> Exercise goal: Leaving the pictures aside, transcribe every line below exactly.

..........

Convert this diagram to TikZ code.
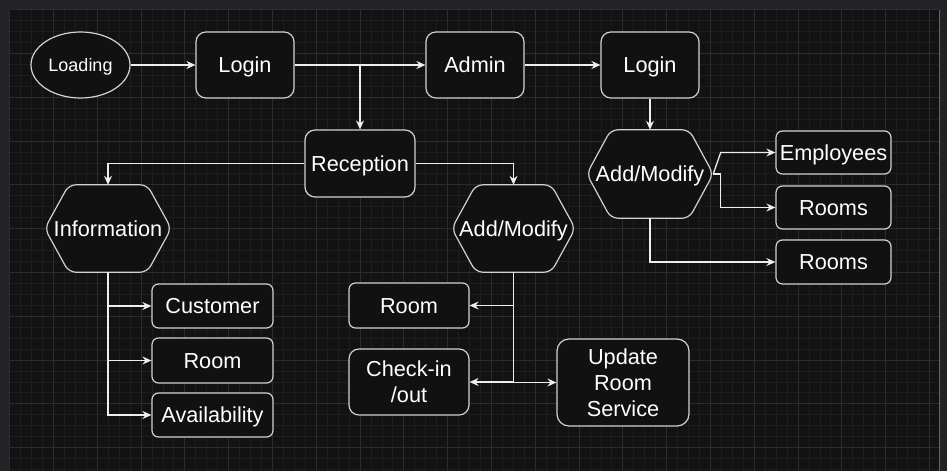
\documentclass[tikz,border=0pt]{standalone}
\usepackage{fontspec}
\setmainfont{Liberation Sans}
\usetikzlibrary{arrows.meta,shapes.geometric}
\pgfdeclarelayer{gridlayer}
\pgfdeclarelayer{background}
\pgfsetlayers{gridlayer,background,main}
\definecolor{framecol}{HTML}{222326}
\definecolor{canvascol}{HTML}{121212}
\definecolor{minorcol}{HTML}{1D1D1D}
\definecolor{majorcol}{HTML}{2C2C2C}
\definecolor{nodefill}{HTML}{111111}
\definecolor{bordercol}{HTML}{D2D2D2}
\definecolor{linecol}{HTML}{EEEEEE}
\newcommand\mainfs{\fontsize{21.7}{26}\selectfont}
\tikzset{
  box/.style={draw=bordercol, fill=nodefill, line width=1.2pt, text=white,
    font=\mainfs, align=center, inner sep=0pt, rounded corners=#1},
  box/.default=6.5pt,
  oneline/.style={text height=15.5pt, text depth=0pt},
  hexnode/.style={draw=none, text=white, font=\mainfs, align=center, inner sep=0pt,
    text height=15.5pt, text depth=0pt},
  hexline/.style={draw=bordercol, fill=nodefill, line width=1.2pt, rounded corners=7pt},
  conn/.style={draw=linecol, line width=1.3pt, -{Stealth[length=9pt,width=8pt,inset=3pt]}},
}
\begin{document}
\begin{tikzpicture}[x=1pt,y=-1pt]
\useasboundingbox (0,0) rectangle (947,471);
\begin{pgfonlayer}{gridlayer}
  \fill[framecol] (0,0) rectangle (947,471);
  \fill[canvascol] (9.5,9.5) rectangle (939,471);
  \foreach \i in {0,...,84} {
    \draw[minorcol, line width=0.6pt] ({9.5+10.95*\i},9.5) -- ({9.5+10.95*\i},471);
  }
  \foreach \j in {0,...,42} {
    \draw[minorcol, line width=0.6pt] (9.5,{9.5+10.95*\j}) -- (939,{9.5+10.95*\j});
  }
  \foreach \i in {0,...,21} {
    \draw[majorcol, line width=0.8pt] ({9.5+43.8*\i},9.5) -- ({9.5+43.8*\i},471);
  }
  \foreach \j in {0,...,10} {
    \draw[majorcol, line width=0.8pt] (9.5,{9.5+43.8*\j}) -- (939,{9.5+43.8*\j});
  }
  \draw[color=framecol!70!white, line width=0.8pt] (939.5,9.5) -- (939.5,471);
\end{pgfonlayer}

% top row
\node[ellipse, draw=bordercol, fill=nodefill, line width=1.2pt, text=white,
      font=\fontsize{18}{22}\selectfont, inner sep=0pt, text height=12.9pt, text depth=0pt,
      minimum width=99pt, minimum height=66pt] (loading) at (80.5,65) {Loading};
\node[box=9.9pt, oneline, minimum width=98pt, minimum height=66pt] (login1) at (245,65) {Login};
\node[box=9.9pt, oneline, minimum width=98pt, minimum height=66pt] (admin) at (475,65) {Admin};
\node[box=9.9pt, oneline, minimum width=98pt, minimum height=66pt] (login2) at (650,65) {Login};
\node[box=10pt, oneline, minimum width=110pt, minimum height=67pt] (reception) at (360,163.5) {Reception};

% hexagons
\node[hexnode, minimum width=126pt, minimum height=87pt] (info) at (108,228.5) {Information};
\node[hexnode, minimum width=123pt, minimum height=87pt] (addmid) at (513.5,228.5) {Add/Modify};
\node[hexnode, minimum width=126pt, minimum height=88pt] (addright) at (650,174) {Add/Modify};
\begin{pgfonlayer}{background}
  \foreach \n in {info,addmid,addright} {
    \draw[hexline] ([xshift=24pt]\n.north west) -- ([xshift=-24pt]\n.north east) -- (\n.east)
      -- ([xshift=-24pt]\n.south east) -- ([xshift=24pt]\n.south west) -- (\n.west) -- cycle;
  }
\end{pgfonlayer}

% right column
\node[box, oneline, minimum width=115pt, minimum height=43pt] (employees) at (833.5,152.5) {Employees};
\node[box, oneline, minimum width=115pt, minimum height=43pt] (rooms1) at (833.5,207.5) {Rooms};
\node[box, oneline, minimum width=115pt, minimum height=44pt] (rooms2) at (833.5,262) {Rooms};

% left column
\node[box, oneline, minimum width=121pt, minimum height=44pt] (customer) at (212.5,306) {Customer};
\node[box, oneline, minimum width=121pt, minimum height=45pt] (roomL) at (212.5,360.5) {Room};
\node[box, oneline, minimum width=121pt, minimum height=44pt] (avail) at (212.5,415) {Availability};

% middle column
\node[box, oneline, minimum width=120pt, minimum height=45pt] (roomM) at (409,305.5) {Room};
\node[box=9.9pt, minimum width=120pt, minimum height=66pt] (checkin) at (409,382) {Check-in\\/out};
\node[box=12pt, minimum width=132pt, minimum height=87pt] (update) at (623,382.5) {Update\\Room\\Service};

% connectors
\draw[conn] (loading) -- (login1);
\draw[conn] (login1) -- (admin);
\draw[conn] (login1.east) -| (reception.north);
\draw[conn] (admin) -- (login2);
\draw[conn] (login2) -- (addright.north);
\draw[conn] (reception.west) -| (info.north);
\draw[conn] (reception.east) -| (addmid.north);

\coordinate (ej) at (720.7,152.5);
\coordinate (rj) at (720.7,174);
\draw[conn] (addright.east) -- (ej) -- (employees.west);
\draw[conn] (addright.east) -- (rj) |- (rooms1.west);
\draw[conn] (addright.south) |- (rooms2.west);

\draw[conn] (info.south) |- (customer.west);
\draw[conn] (info.south) |- (roomL.west);
\draw[conn] (info.south) |- (avail.west);

\draw[conn] (addmid.south) |- (roomM.east);
\draw[conn] (addmid.south) |- (checkin.east);
\draw[conn] (addmid.south) |- (update.west);
\end{tikzpicture}
\end{document}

..........

> Solved exercise:
Convert this diagram to TikZ code.
\documentclass[tikz,border=0pt]{standalone}
\usepackage{fontspec}
\setmainfont{Liberation Sans}
\usetikzlibrary{arrows.meta,shapes.geometric}
\pgfdeclarelayer{gridlayer}
\pgfdeclarelayer{background}
\pgfsetlayers{gridlayer,background,main}
\definecolor{framecol}{HTML}{222326}
\definecolor{canvascol}{HTML}{121212}
\definecolor{minorcol}{HTML}{1D1D1D}
\definecolor{majorcol}{HTML}{2C2C2C}
\definecolor{nodefill}{HTML}{111111}
\definecolor{bordercol}{HTML}{D2D2D2}
\definecolor{linecol}{HTML}{EEEEEE}
\newcommand\mainfs{\fontsize{21.7}{26}\selectfont}
\tikzset{
  box/.style={draw=bordercol, fill=nodefill, line width=1.2pt, text=white,
    font=\mainfs, align=center, inner sep=0pt, rounded corners=#1},
  box/.default=6.5pt,
  oneline/.style={text height=15.5pt, text depth=0pt},
  hexnode/.style={draw=none, text=white, font=\mainfs, align=center, inner sep=0pt,
    text height=15.5pt, text depth=0pt},
  hexline/.style={draw=bordercol, fill=nodefill, line width=1.2pt, rounded corners=7pt},
  conn/.style={draw=linecol, line width=1.3pt, -{Stealth[length=9pt,width=8pt,inset=3pt]}},
}
\begin{document}
\begin{tikzpicture}[x=1pt,y=-1pt]
\useasboundingbox (0,0) rectangle (947,471);
\begin{pgfonlayer}{gridlayer}
  \fill[framecol] (0,0) rectangle (947,471);
  \fill[canvascol] (9.5,9.5) rectangle (939,471);
  \foreach \i in {0,...,84} {
    \draw[minorcol, line width=0.6pt] ({9.5+10.95*\i},9.5) -- ({9.5+10.95*\i},471);
  }
  \foreach \j in {0,...,42} {
    \draw[minorcol, line width=0.6pt] (9.5,{9.5+10.95*\j}) -- (939,{9.5+10.95*\j});
  }
  \foreach \i in {0,...,21} {
    \draw[majorcol, line width=0.8pt] ({9.5+43.8*\i},9.5) -- ({9.5+43.8*\i},471);
  }
  \foreach \j in {0,...,10} {
    \draw[majorcol, line width=0.8pt] (9.5,{9.5+43.8*\j}) -- (939,{9.5+43.8*\j});
  }
  \draw[color=framecol!70!white, line width=0.8pt] (939.5,9.5) -- (939.5,471);
\end{pgfonlayer}

% top row
\node[ellipse, draw=bordercol, fill=nodefill, line width=1.2pt, text=white,
      font=\fontsize{18}{22}\selectfont, inner sep=0pt, text height=12.9pt, text depth=0pt,
      minimum width=99pt, minimum height=66pt] (loading) at (80.5,65) {Loading};
\node[box=9.9pt, oneline, minimum width=98pt, minimum height=66pt] (login1) at (245,65) {Login};
\node[box=9.9pt, oneline, minimum width=98pt, minimum height=66pt] (admin) at (475,65) {Admin};
\node[box=9.9pt, oneline, minimum width=98pt, minimum height=66pt] (login2) at (650,65) {Login};
\node[box=10pt, oneline, minimum width=110pt, minimum height=67pt] (reception) at (360,163.5) {Reception};

% hexagons
\node[hexnode, minimum width=126pt, minimum height=87pt] (info) at (108,228.5) {Information};
\node[hexnode, minimum width=123pt, minimum height=87pt] (addmid) at (513.5,228.5) {Add/Modify};
\node[hexnode, minimum width=126pt, minimum height=88pt] (addright) at (650,174) {Add/Modify};
\begin{pgfonlayer}{background}
  \foreach \n in {info,addmid,addright} {
    \draw[hexline] ([xshift=24pt]\n.north west) -- ([xshift=-24pt]\n.north east) -- (\n.east)
      -- ([xshift=-24pt]\n.south east) -- ([xshift=24pt]\n.south west) -- (\n.west) -- cycle;
  }
\end{pgfonlayer}

% right column
\node[box, oneline, minimum width=115pt, minimum height=43pt] (employees) at (833.5,152.5) {Employees};
\node[box, oneline, minimum width=115pt, minimum height=43pt] (rooms1) at (833.5,207.5) {Rooms};
\node[box, oneline, minimum width=115pt, minimum height=44pt] (rooms2) at (833.5,262) {Rooms};

% left column
\node[box, oneline, minimum width=121pt, minimum height=44pt] (customer) at (212.5,306) {Customer};
\node[box, oneline, minimum width=121pt, minimum height=45pt] (roomL) at (212.5,360.5) {Room};
\node[box, oneline, minimum width=121pt, minimum height=44pt] (avail) at (212.5,415) {Availability};

% middle column
\node[box, oneline, minimum width=120pt, minimum height=45pt] (roomM) at (409,305.5) {Room};
\node[box=9.9pt, minimum width=120pt, minimum height=66pt] (checkin) at (409,382) {Check-in\\/out};
\node[box=12pt, minimum width=132pt, minimum height=87pt] (update) at (623,382.5) {Update\\Room\\Service};

% connectors
\draw[conn] (loading) -- (login1);
\draw[conn] (login1) -- (admin);
\draw[conn] (login1.east) -| (reception.north);
\draw[conn] (admin) -- (login2);
\draw[conn] (login2) -- (addright.north);
\draw[conn] (reception.west) -| (info.north);
\draw[conn] (reception.east) -| (addmid.north);

\coordinate (ej) at (720.7,152.5);
\coordinate (rj) at (720.7,174);
\draw[conn] (addright.east) -- (ej) -- (employees.west);
\draw[conn] (addright.east) -- (rj) |- (rooms1.west);
\draw[conn] (addright.south) |- (rooms2.west);

\draw[conn] (info.south) |- (customer.west);
\draw[conn] (info.south) |- (roomL.west);
\draw[conn] (info.south) |- (avail.west);

\draw[conn] (addmid.south) |- (roomM.east);
\draw[conn] (addmid.south) |- (checkin.east);
\draw[conn] (addmid.south) |- (update.west);
\end{tikzpicture}
\end{document}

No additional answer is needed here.